The financing package involves “blended access, comprising of 497.1 million dollars Stand-By Arrangement and 191.2 million dollars arrangement under the Stand-By Credit Facility (SBA/SCF) for a combined 688.3 million dollars.

IMF Deputy Managing Director Naoyuki Shinohara said the Kenyan authorities’ prudent macroeconomic policies and major institutional and economic reforms of recent years have contributed to macroeconomic stability, higher growth, and increased external buffers.

“The economy, however, remains vulnerable to shocks arising from Kenya’s growing integration into global markets, security concerns, and extreme weather events,” Shinohara said in a statement released in Nairobi.

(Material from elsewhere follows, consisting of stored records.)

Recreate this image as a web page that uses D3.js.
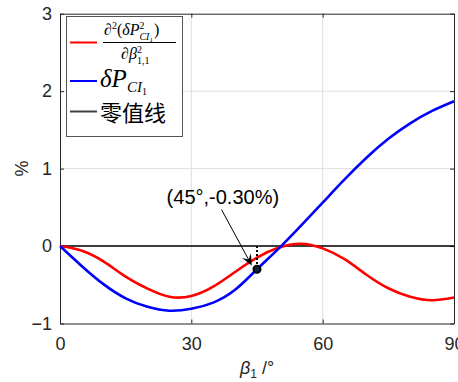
<!DOCTYPE html>
<html>
<head>
<meta charset="utf-8">
<script src="https://cdn.jsdelivr.net/npm/d3@7"></script>
<style>
  body { margin: 0; background: #fff; }
  svg { display: block; }
</style>
</head>
<body>
<svg id="chart" width="458" height="382"></svg>
<script>
// region data
const beta = [0, 5, 10, 15, 20, 25, 30, 35, 40, 45, 50, 55, 60, 65, 70, 75, 80, 85, 90];
const d2Values = [0, -0.06, -0.20, -0.395, -0.55, -0.655, -0.645, -0.525, -0.335, -0.15, -0.02, 0.03, -0.03, -0.17, -0.37, -0.545, -0.655, -0.70, -0.665];
const dpValues = [0, -0.26, -0.495, -0.675, -0.785, -0.835, -0.81, -0.73, -0.565, -0.30, -0.03, 0.26, 0.56, 0.86, 1.14, 1.385, 1.585, 1.745, 1.87];
const zeroBeta = [0, 90];
const zeroValues = [0, 0];
const xTicks = [0, 30, 60, 90];
const yTicks = [-1, 0, 1, 2, 3];
const markPoint = [45, -0.30];
const markLabel = '(45°,-0.30%)';
const labelAt = [37.2, 0.54];
const arrowFrom = [36.9, 0.47];
const arrowTo = [43.8, -0.25];
// endregion

const axisColor = '#262626';
const gridColor = '#dfdfdf';
const fontSans = 'Liberation Sans, Arial, sans-serif';
const fontMath = 'Liberation Serif, Times New Roman, serif';

const x = d3.scaleLinear().domain([0, 90]).range([60, 454]);
const y = d3.scaleLinear().domain([-1, 3]).range([323.5, 13.7]);

const svg = d3.select('#chart');

// grid
svg.append('g')
  .selectAll('line')
  .data(xTicks.slice(1, -1))
  .join('line')
  .attr('x1', d => x(d)).attr('x2', d => x(d))
  .attr('y1', y(-1)).attr('y2', y(3))
  .attr('stroke', gridColor).attr('stroke-width', 1);

svg.append('g')
  .selectAll('line')
  .data(yTicks.slice(1, -1))
  .join('line')
  .attr('x1', x(0)).attr('x2', x(90))
  .attr('y1', d => y(d)).attr('y2', d => y(d))
  .attr('stroke', gridColor).attr('stroke-width', 1);

// axes
function styleAxis(g, hideText) {
  g.selectAll('path').attr('stroke', axisColor);
  g.selectAll('line').attr('stroke', axisColor);
  g.selectAll('text')
    .attr('fill', axisColor)
    .style('font-family', fontSans)
    .style('font-size', '18px');
  if (hideText) g.selectAll('text').remove();
}

const fmt = d3.format('d');

svg.append('g')
  .attr('transform', 'translate(0,' + y(-1) + ')')
  .call(d3.axisBottom(x).tickValues(xTicks).tickFormat(fmt).tickSizeInner(-4).tickSizeOuter(0).tickPadding(14))
  .call(g => styleAxis(g, false))
  .call(g => g.selectAll('text').attr('dy', '0.71em'));

svg.append('g')
  .attr('transform', 'translate(0,' + y(3) + ')')
  .call(d3.axisTop(x).tickValues(xTicks).tickSizeInner(-4).tickSizeOuter(0))
  .call(g => styleAxis(g, true));

svg.append('g')
  .attr('transform', 'translate(' + x(0) + ',0)')
  .call(d3.axisLeft(y).tickValues(yTicks).tickFormat(fmt).tickSizeInner(-4).tickSizeOuter(0).tickPadding(8))
  .call(g => styleAxis(g, false));

svg.append('g')
  .attr('transform', 'translate(' + x(90) + ',0)')
  .call(d3.axisRight(y).tickValues(yTicks).tickSizeInner(-4).tickSizeOuter(0))
  .call(g => styleAxis(g, true));

// axis labels
svg.append('text')
  .attr('transform', 'translate(22,' + ((y(-1) + y(3)) / 2) + ') rotate(-90)')
  .attr('text-anchor', 'middle')
  .attr('dy', '0.35em')
  .attr('fill', axisColor)
  .style('font-family', fontSans)
  .style('font-size', '18px')
  .text('%');

const xl = svg.append('text')
  .attr('x', (x(0) + x(90)) / 2)
  .attr('y', 374)
  .attr('text-anchor', 'middle')
  .attr('fill', axisColor)
  .style('font-family', fontSans)
  .style('font-size', '18px');
xl.append('tspan').style('font-style', 'italic').text('β');
xl.append('tspan').attr('dy', 4).style('font-size', '12px').text('1');
xl.append('tspan').attr('dy', -4).text(' /°');

// series
const line = d3.line()
  .curve(d3.curveNatural)
  .x(d => x(d[0]))
  .y(d => y(d[1]));

svg.append('path')
  .datum(d3.zip(zeroBeta, zeroValues))
  .attr('d', line)
  .attr('fill', 'none')
  .attr('stroke', '#000')
  .attr('stroke-width', 1.5);

svg.append('path')
  .datum(d3.zip(beta, d2Values))
  .attr('d', line)
  .attr('fill', 'none')
  .attr('stroke', '#ff0000')
  .attr('stroke-width', 2.6);

svg.append('path')
  .datum(d3.zip(beta, dpValues))
  .attr('d', line)
  .attr('fill', 'none')
  .attr('stroke', '#0000ff')
  .attr('stroke-width', 2.6);

// annotation
svg.append('line')
  .attr('x1', x(markPoint[0])).attr('x2', x(markPoint[0]))
  .attr('y1', y(0)).attr('y2', y(markPoint[1]))
  .attr('stroke', '#000').attr('stroke-width', 2)
  .attr('stroke-dasharray', '2,2');

svg.append('circle')
  .attr('cx', x(markPoint[0])).attr('cy', y(markPoint[1]))
  .attr('r', 3.6)
  .attr('fill', '#0a2240')
  .attr('stroke', '#000')
  .attr('stroke-width', 1.8);

const ax1 = x(arrowFrom[0]), ay1 = y(arrowFrom[1]);
const ax2 = x(arrowTo[0]), ay2 = y(arrowTo[1]);
const ang = Math.atan2(ay2 - ay1, ax2 - ax1);
const headLen = 11, headW = 5;
svg.append('line')
  .attr('x1', ax1).attr('y1', ay1)
  .attr('x2', ax2 - Math.cos(ang) * 6).attr('y2', ay2 - Math.sin(ang) * 6)
  .attr('stroke', '#000').attr('stroke-width', 1);
const bx = ax2 - Math.cos(ang) * headLen, by = ay2 - Math.sin(ang) * headLen;
const nx = -Math.sin(ang) * headW, ny = Math.cos(ang) * headW;
const mx = ax2 - Math.cos(ang) * headLen * 0.6, my = ay2 - Math.sin(ang) * headLen * 0.6;
svg.append('path')
  .attr('d', `M${ax2},${ay2}L${bx + nx},${by + ny}L${mx},${my}L${bx - nx},${by - ny}Z`)
  .attr('fill', '#000');

svg.append('text')
  .attr('x', x(labelAt[0]))
  .attr('y', y(labelAt[1]))
  .attr('text-anchor', 'middle')
  .attr('fill', '#000')
  .style('font-family', fontSans)
  .style('font-size', '20px')
  .text(markLabel);

// legend
const legend = svg.append('g');
legend.append('rect')
  .attr('x', 66.5).attr('y', 16.5)
  .attr('width', 116).attr('height', 120)
  .attr('fill', '#fff')
  .attr('stroke', '#555')
  .attr('stroke-width', 1);

const legendRows = [
  {color: '#ff0000', y: 42.5},
  {color: '#0000ff', y: 81},
  {color: '#404040', y: 111.5}
];
legend.selectAll('line.key')
  .data(legendRows)
  .join('line')
  .attr('class', 'key')
  .attr('x1', 70).attr('x2', 97)
  .attr('y1', d => d.y).attr('y2', d => d.y)
  .attr('stroke', d => d.color)
  .attr('stroke-width', 2);

// fraction
const num = legend.append('text')
  .attr('x', 104).attr('y', 35)
  .attr('fill', '#000')
  .style('font-family', fontMath)
  .style('font-size', '16px');
num.append('tspan').style('font-style', 'italic').text('∂');
num.append('tspan').attr('dy', -6).style('font-size', '10px').text('2');
num.append('tspan').attr('dy', 6).text('(');
num.append('tspan').style('font-style', 'italic').text('δP');
num.append('tspan').attr('dy', -6).style('font-size', '10px').text('2');
num.append('tspan').attr('dx', -5).attr('dy', 11).style('font-size', '10px').style('font-style', 'italic').text('CI');
num.append('tspan').attr('dy', 2).style('font-size', '7px').text('1');
num.append('tspan').attr('dx', 1).attr('dy', -7).text(')');

legend.append('line')
  .attr('x1', 103).attr('x2', 176)
  .attr('y1', 42.5).attr('y2', 42.5)
  .attr('stroke', '#000').attr('stroke-width', 1);

const den = legend.append('text')
  .attr('x', 121).attr('y', 59)
  .attr('fill', '#000')
  .style('font-family', fontMath)
  .style('font-size', '16px');
den.append('tspan').style('font-style', 'italic').text('∂β');
den.append('tspan').attr('dy', -6).style('font-size', '10px').text('2');
den.append('tspan').attr('dx', -5).attr('dy', 11).style('font-size', '10px').text('1,1');

const dp = legend.append('text')
  .attr('x', 100).attr('y', 87)
  .attr('fill', '#000')
  .style('font-family', fontMath)
  .style('font-size', '25px');
dp.append('tspan').style('font-style', 'italic').text('δP');
dp.append('tspan').attr('dy', 5).style('font-size', '15px').style('font-style', 'italic').text('CI');
dp.append('tspan').attr('dy', 3).style('font-size', '10px').text('1');

legend.append('text')
  .attr('x', 100).attr('y', 121)
  .attr('fill', '#000')
  .style('font-family', 'Noto Sans CJK SC, sans-serif')
  .style('font-size', '22px')
  .text('零值线');
</script>
</body>
</html>
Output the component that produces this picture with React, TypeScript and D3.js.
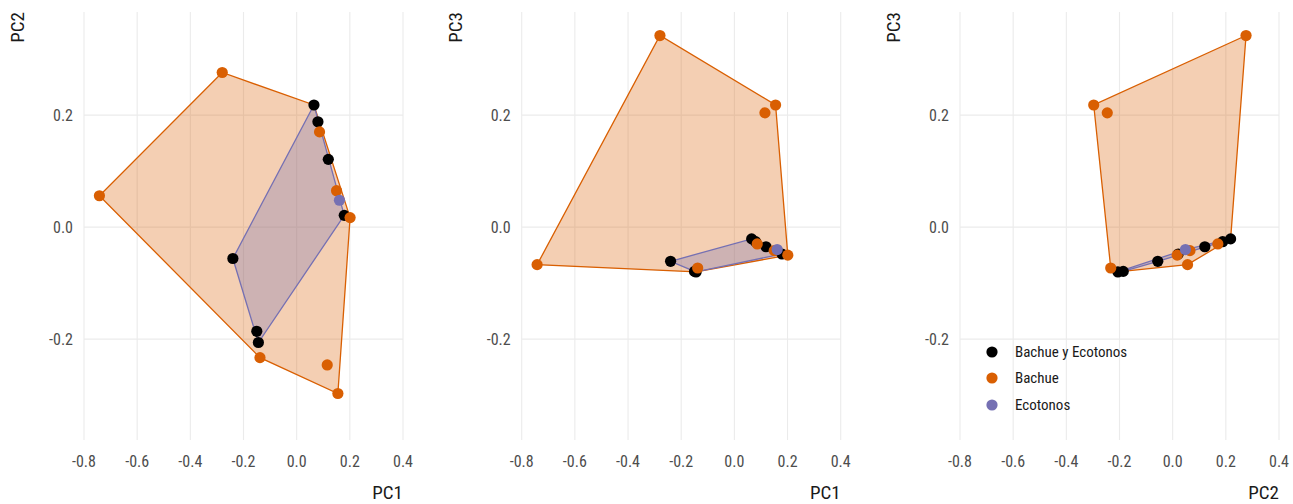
import React from "react";
import * as d3 from "d3";

// ---- data ----
const groups = ["Bachue y Ecotonos", "Bachue", "Ecotonos"];
const groupColors = ["#000000", "#d95f02", "#7570b3"];

// Bachue y Ecotonos (shared)
const sharedPC1 = [0.065, 0.08, 0.119, 0.179, -0.24, -0.15, -0.144];
const sharedPC2 = [0.218, 0.188, 0.121, 0.021, -0.056, -0.186, -0.206];
const sharedPC3 = [-0.021, -0.026, -0.035, -0.048, -0.061, -0.079, -0.08];

// Bachue
const bachuePC1 = [-0.742, -0.28, 0.086, 0.15, 0.201, -0.138, 0.115, 0.155];
const bachuePC2 = [0.056, 0.276, 0.17, 0.065, 0.017, -0.233, -0.246, -0.297];
const bachuePC3 = [-0.067, 0.342, -0.03, -0.042, -0.05, -0.073, 0.204, 0.218];

// Ecotonos
const ecoPC1 = [0.161];
const ecoPC2 = [0.048];
const ecoPC3 = [-0.04];

const xTicks = [-0.8, -0.6, -0.4, -0.2, 0.0, 0.2, 0.4];
const yTicks = [-0.2, 0.0, 0.2];
const xLimits = [-0.8, 0.4];
const yLimits = [-0.38, 0.384];

type Pt = { pc: number[]; g: number };

const mk = (a: number[], b: number[], c: number[], g: number): Pt[] =>
  a.map((v, i) => ({ pc: [v, b[i], c[i]], g }));

const shared = mk(sharedPC1, sharedPC2, sharedPC3, 0);
const bachue = mk(bachuePC1, bachuePC2, bachuePC3, 1);
const eco = mk(ecoPC1, ecoPC2, ecoPC3, 2);
const allPts = [...shared, ...bachue, ...eco];

const panels = [
  { xi: 0, yi: 1, xLab: "PC1", yLab: "PC2", left: 84 },
  { xi: 0, yi: 2, xLab: "PC1", yLab: "PC3", left: 521.7 },
  { xi: 1, yi: 2, xLab: "PC2", yLab: "PC3", left: 960 },
];

const PW = 319;
const TOP = 12;
const BOTTOM = 440;
const FONT = "'Roboto Condensed', 'Liberation Sans Narrow', Roboto, sans-serif";

function fmt(v: number) {
  return d3.format(".1f")(v).replace("−", "-");
}

function Panel({ p }: { p: (typeof panels)[number] }) {
  const x = d3.scaleLinear().domain(xLimits).range([p.left, p.left + PW]);
  const y = d3.scaleLinear().domain(yLimits).range([BOTTOM, TOP]);
  const hull = (pts: Pt[]) => {
    const h = d3.polygonHull(pts.map((d) => [x(d.pc[p.xi]), y(d.pc[p.yi])] as [number, number]));
    return h ? "M" + h.map((q) => q.join(",")).join("L") + "Z" : "";
  };
  const bachueHull = hull([...bachue, ...shared]);
  const ecoHull = hull([...eco, ...shared]);
  return (
    <g>
      {xTicks.map((t) => (
        <line key={"gx" + t} x1={x(t)} x2={x(t)} y1={TOP} y2={BOTTOM} stroke="#ebebeb" strokeWidth={1.1} />
      ))}
      {yTicks.map((t) => (
        <line key={"gy" + t} x1={p.left} x2={p.left + PW} y1={y(t)} y2={y(t)} stroke="#ebebeb" strokeWidth={1.1} />
      ))}
      <path d={bachueHull} fill="#d95f02" fillOpacity={0.3} stroke="#d95f02" strokeWidth={1.3} />
      <path d={ecoHull} fill="#7570b3" fillOpacity={0.3} stroke="#7570b3" strokeWidth={1.3} />
      {allPts.map((d, i) => (
        <circle key={i} cx={x(d.pc[p.xi])} cy={y(d.pc[p.yi])} r={5.6} fill={groupColors[d.g]} />
      ))}
      {xTicks.map((t) => (
        <text key={"tx" + t} x={x(t)} y={467} textAnchor="middle" fontSize={16} fill="#4d4d4d" fontFamily={FONT}>
          {fmt(t)}
        </text>
      ))}
      {yTicks.map((t) => (
        <text key={"ty" + t} x={p.left - 11} y={y(t)} dy="0.36em" textAnchor="end" fontSize={16} fill="#4d4d4d" fontFamily={FONT}>
          {fmt(t)}
        </text>
      ))}
      <text x={p.left + PW} y={499} textAnchor="end" fontSize={19} fill="#1a1a1a" fontFamily={FONT}>
        {p.xLab}
      </text>
      <text
        transform={`translate(${p.left - 60},${TOP}) rotate(-90)`}
        textAnchor="end"
        fontSize={19}
        fill="#1a1a1a"
        fontFamily={FONT}
      >
        {p.yLab}
      </text>
    </g>
  );
}

export default function App() {
  const legendY = [352, 378, 405];
  return (
    <svg
      width={1293}
      height={504}
      style={{ position: "absolute", left: 0, top: 0, background: "#fff" }}
    >
      <rect width={1293} height={504} fill="#fff" />
      {panels.map((p, i) => (
        <Panel key={i} p={p} />
      ))}
      <g>
        {groups.map((g, i) => (
          <g key={g}>
            <circle cx={992} cy={legendY[i]} r={5.6} fill={groupColors[i]} />
            <text x={1015} y={legendY[i]} dy="0.36em" fontSize={15} fill="#1a1a1a" fontFamily={FONT}>
              {g}
            </text>
          </g>
        ))}
      </g>
    </svg>
  );
}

IMF’s decision makes available a total of 535.3 million dollars immediately and the remainder in two equal tranches upon completion of semi-annual program reviews.

The government plans to treat the arrangements as precautionary, and do not intend to draw on the SBA/SCF unless external shocks lead to an actual balance-of-payment need.

The IMF said Kenya’s rising income and a track record of access to international markets justifies the country’s eligibility for blended access financing.

It said the Kenyan economy is affected by a sudden shift in global investors’ risk sentiment, a deterioration of security conditions, or large weather-related shocks.

“The new financing package thus represents an effort to tailor existing Fund facilities to the specific insurance needs of the country,” the Fund said.

This is the first financing package of this type approved by the Fund for a “frontier” market—second-generation emerging market country—in sub-Saharan Africa.

Shinohara said the new arrangements with IMF provide a policy anchor for continued reforms, and would mitigate the impact of shocks if they materialize, supporting continued strong growth and poverty reduction.

He said the planned scaling up of infrastructure investments under the authorities’ economic program will lift Kenya’s growth trajectory by removing bottlenecks to private sector activity and fostering regional integration, provided public debt remains on a sustainable path.

The Kenyan government had requested the program as insurance policy against economic shocks, despite having successfully borrowed in the international capital markets in 2014 in its first dollar-denominated bond.

Kenya’s shifting focus to the precautionary lending arrangement is part of the measures the government is taking to prevent a recurrence of the shocks that hit its economy in 2011 after the Central Bank of Kenya (CBK) failed to adequately respond to the combination of internal and external shocks.

Analysts say the government wants to keep the IMF loan in the General Reserve Account (GRA), which has been used by countries such as Zimbabwe, from where it can be drawn in the event of short- term balance of payment shocks.